As fans of “Battlestar” no doubt want to know, there are some similarities to her previous character, but Dahl is also a very different animal.

“There’s a lot of big differences between Starbuck and Dahl,” she explained. “Starbuck is extremely juvenile, very immature, and she kind of grew up in that show. Dahl is very mature, very much a woman. My backstory, David Twohy and I pretty much made it up, but she was thrust into a situation where she grew up really fast. And she’s kind of been taking care of herself for a while. She’s by far the toughest, most deadly character I’ve ever played. There’s not a moment where this woman would shed a tear, and not because she doesn’t feel like it but because there’s nothing that would make her cry.”

While the film has a very strong female protagonist, it will also apparently have its fair share of sexy ones too.

Confirmed Twohy, “I just saw some of the Necromonger babes in costume in there and they look fantastic in and out of their clothing- and they WILL be out of their clothing as well.”

The highlight of the visit for us came when we toured the costume department and noted that Riddick’s head gear when he starts off the film as the Necromonger leader includes a very familiar bone headdress worn by Linus Roach in “Chronicles,” who fans may remember turned out to be a Furyan as well.

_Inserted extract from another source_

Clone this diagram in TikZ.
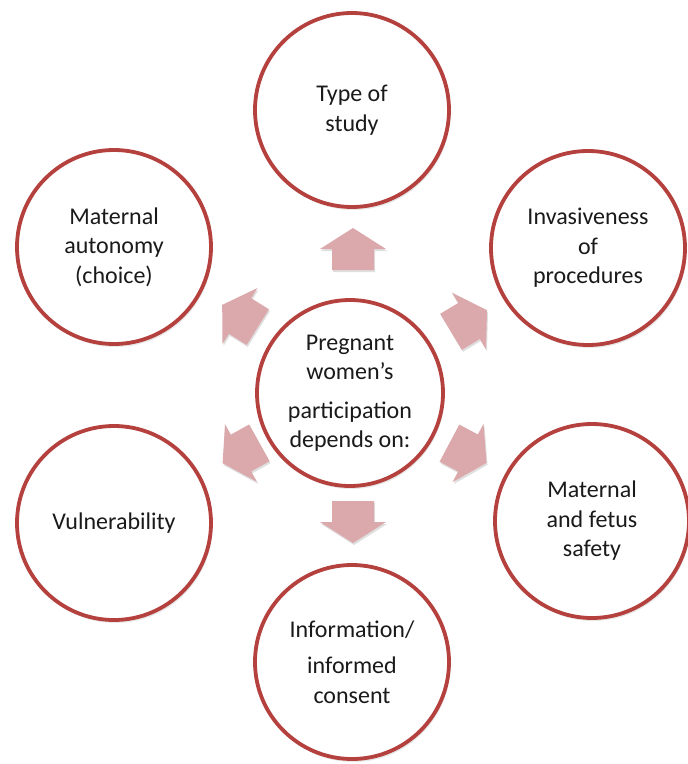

When we brought up the connection to Diesel, he was thrilled we picked up on it.

“That’s cool,” Diesel exclaimed. “You see this guy? That’s why I make these movies, and that’s why we do those things, because somebody’s paying attention. That worldbuilder, that D&D player that’s really meticulous, that believes the audience does care and can draw the similarity between Riddick’s headdress and the headdress worn by Linus Roach who reveals in one moment that he is a Furyan that went the wrong path. It’s very subtle, but just the fact that you mention it means that it was worth the weeklong dialogue about the construction of one little piece of a whole Necronic Lord Marshall armor. It’s a testament to… I wish the wardrobe department and other producers were here to hear that question to verify, you know?”

From one geek to another, we feel ya, Vin, we feel ya.